Pick out each line below containing "React".

§ DATA SECTION
----------

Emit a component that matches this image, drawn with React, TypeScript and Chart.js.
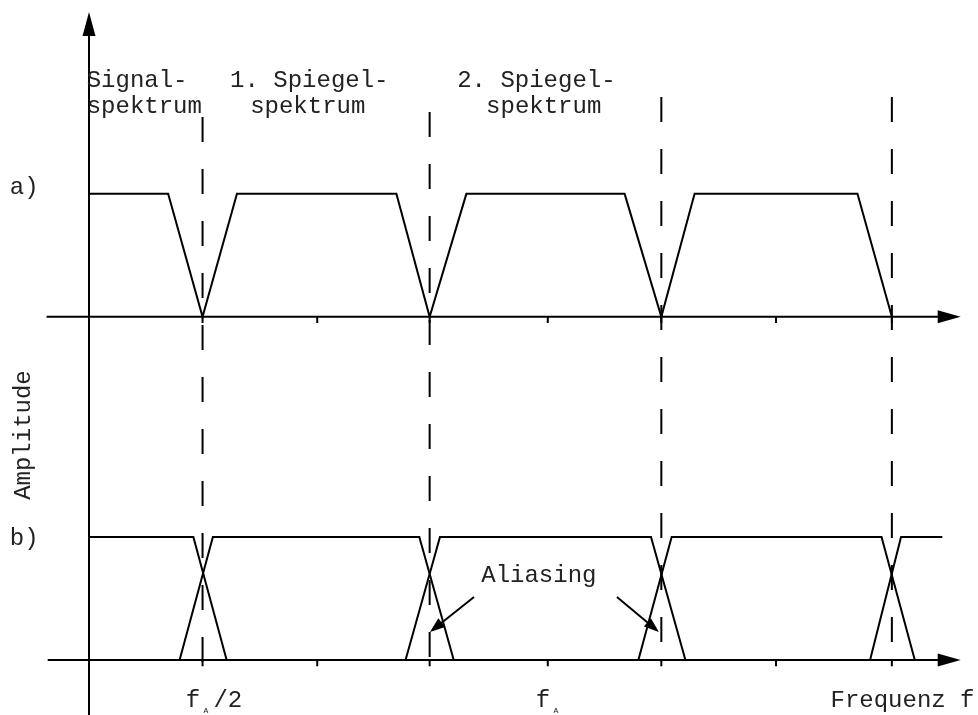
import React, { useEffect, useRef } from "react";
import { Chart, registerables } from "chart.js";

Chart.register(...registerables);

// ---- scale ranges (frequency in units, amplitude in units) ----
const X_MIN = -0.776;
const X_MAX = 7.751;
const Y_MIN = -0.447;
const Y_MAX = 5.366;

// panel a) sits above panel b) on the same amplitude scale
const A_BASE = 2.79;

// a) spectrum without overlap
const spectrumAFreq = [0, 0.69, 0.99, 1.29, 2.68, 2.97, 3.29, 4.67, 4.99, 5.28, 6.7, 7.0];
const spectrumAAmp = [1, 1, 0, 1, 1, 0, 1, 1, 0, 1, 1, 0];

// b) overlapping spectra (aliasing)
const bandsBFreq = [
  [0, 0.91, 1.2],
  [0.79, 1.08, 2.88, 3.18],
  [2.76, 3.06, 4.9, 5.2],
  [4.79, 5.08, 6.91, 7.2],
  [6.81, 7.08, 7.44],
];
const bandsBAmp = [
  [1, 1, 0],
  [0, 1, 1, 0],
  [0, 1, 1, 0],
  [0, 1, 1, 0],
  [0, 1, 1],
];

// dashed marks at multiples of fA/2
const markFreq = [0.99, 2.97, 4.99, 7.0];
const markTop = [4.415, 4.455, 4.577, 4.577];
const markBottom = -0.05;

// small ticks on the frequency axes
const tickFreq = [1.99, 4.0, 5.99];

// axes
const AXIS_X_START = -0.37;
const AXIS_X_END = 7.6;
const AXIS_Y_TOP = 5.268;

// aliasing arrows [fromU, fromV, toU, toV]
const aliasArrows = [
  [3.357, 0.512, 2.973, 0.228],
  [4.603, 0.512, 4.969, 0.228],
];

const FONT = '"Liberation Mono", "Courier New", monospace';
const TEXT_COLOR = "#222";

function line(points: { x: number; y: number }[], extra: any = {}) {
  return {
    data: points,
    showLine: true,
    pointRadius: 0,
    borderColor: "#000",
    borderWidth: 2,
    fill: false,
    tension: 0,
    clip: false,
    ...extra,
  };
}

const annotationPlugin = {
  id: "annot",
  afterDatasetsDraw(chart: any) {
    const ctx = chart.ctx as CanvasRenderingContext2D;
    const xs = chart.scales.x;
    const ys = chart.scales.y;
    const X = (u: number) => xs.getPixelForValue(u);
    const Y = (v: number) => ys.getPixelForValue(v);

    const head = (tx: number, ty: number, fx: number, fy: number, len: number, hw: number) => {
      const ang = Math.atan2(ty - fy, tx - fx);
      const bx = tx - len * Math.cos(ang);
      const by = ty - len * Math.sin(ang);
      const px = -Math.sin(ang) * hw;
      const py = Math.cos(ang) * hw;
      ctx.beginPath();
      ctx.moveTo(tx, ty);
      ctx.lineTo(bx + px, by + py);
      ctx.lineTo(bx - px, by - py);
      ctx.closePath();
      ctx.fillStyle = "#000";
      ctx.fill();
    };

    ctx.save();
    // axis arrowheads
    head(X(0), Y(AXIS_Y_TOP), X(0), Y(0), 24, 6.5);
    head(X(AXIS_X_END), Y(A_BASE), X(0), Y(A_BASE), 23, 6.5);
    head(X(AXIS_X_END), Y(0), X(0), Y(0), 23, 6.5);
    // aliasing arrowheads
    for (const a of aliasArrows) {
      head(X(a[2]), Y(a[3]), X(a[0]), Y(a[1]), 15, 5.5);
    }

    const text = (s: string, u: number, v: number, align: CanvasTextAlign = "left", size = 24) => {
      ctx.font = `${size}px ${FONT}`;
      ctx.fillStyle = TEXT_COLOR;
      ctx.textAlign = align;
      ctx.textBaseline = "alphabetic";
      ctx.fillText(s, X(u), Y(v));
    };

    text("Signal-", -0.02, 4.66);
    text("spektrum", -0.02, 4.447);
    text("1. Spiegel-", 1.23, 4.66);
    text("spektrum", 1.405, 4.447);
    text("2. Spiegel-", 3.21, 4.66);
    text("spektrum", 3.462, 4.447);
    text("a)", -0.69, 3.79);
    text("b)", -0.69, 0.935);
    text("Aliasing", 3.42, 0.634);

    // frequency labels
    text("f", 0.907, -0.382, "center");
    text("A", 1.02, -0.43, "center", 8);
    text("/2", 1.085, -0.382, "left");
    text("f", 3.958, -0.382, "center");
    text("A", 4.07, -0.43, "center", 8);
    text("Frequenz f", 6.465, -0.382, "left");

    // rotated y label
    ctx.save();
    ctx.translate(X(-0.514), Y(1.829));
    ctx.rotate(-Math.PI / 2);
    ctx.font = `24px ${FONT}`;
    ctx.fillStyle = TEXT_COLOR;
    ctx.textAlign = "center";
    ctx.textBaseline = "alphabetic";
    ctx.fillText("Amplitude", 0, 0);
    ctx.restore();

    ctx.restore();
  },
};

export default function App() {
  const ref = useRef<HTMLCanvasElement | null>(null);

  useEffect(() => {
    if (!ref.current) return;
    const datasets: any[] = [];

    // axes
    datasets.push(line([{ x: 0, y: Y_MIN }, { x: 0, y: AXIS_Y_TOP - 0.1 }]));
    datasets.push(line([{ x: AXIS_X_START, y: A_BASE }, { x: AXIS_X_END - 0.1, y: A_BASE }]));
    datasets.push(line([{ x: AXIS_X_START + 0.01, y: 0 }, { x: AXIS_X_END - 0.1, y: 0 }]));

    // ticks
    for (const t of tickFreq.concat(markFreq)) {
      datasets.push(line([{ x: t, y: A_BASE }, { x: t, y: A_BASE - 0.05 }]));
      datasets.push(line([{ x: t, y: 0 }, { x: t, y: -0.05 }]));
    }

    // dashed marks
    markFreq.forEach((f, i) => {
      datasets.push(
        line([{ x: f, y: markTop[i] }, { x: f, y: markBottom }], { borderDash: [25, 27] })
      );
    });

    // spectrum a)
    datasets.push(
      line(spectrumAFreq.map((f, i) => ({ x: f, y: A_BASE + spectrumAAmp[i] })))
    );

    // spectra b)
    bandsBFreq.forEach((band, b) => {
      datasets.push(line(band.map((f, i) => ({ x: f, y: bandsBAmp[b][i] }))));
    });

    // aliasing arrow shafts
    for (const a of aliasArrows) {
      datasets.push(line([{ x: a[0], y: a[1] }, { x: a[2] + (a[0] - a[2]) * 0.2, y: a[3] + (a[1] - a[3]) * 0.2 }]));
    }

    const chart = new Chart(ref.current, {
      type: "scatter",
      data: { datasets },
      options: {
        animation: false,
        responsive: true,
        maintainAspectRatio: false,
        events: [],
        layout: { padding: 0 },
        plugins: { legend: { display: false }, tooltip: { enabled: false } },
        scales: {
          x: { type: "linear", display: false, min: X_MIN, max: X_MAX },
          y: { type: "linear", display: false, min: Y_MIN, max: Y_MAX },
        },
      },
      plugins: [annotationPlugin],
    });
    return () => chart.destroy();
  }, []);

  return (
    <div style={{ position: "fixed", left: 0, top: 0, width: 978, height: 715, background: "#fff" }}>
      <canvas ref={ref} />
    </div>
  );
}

----------

§ EXERCISE ANSWER
Emit a component that matches this image, drawn with React, TypeScript and Chart.js.
import React, { useEffect, useRef } from "react";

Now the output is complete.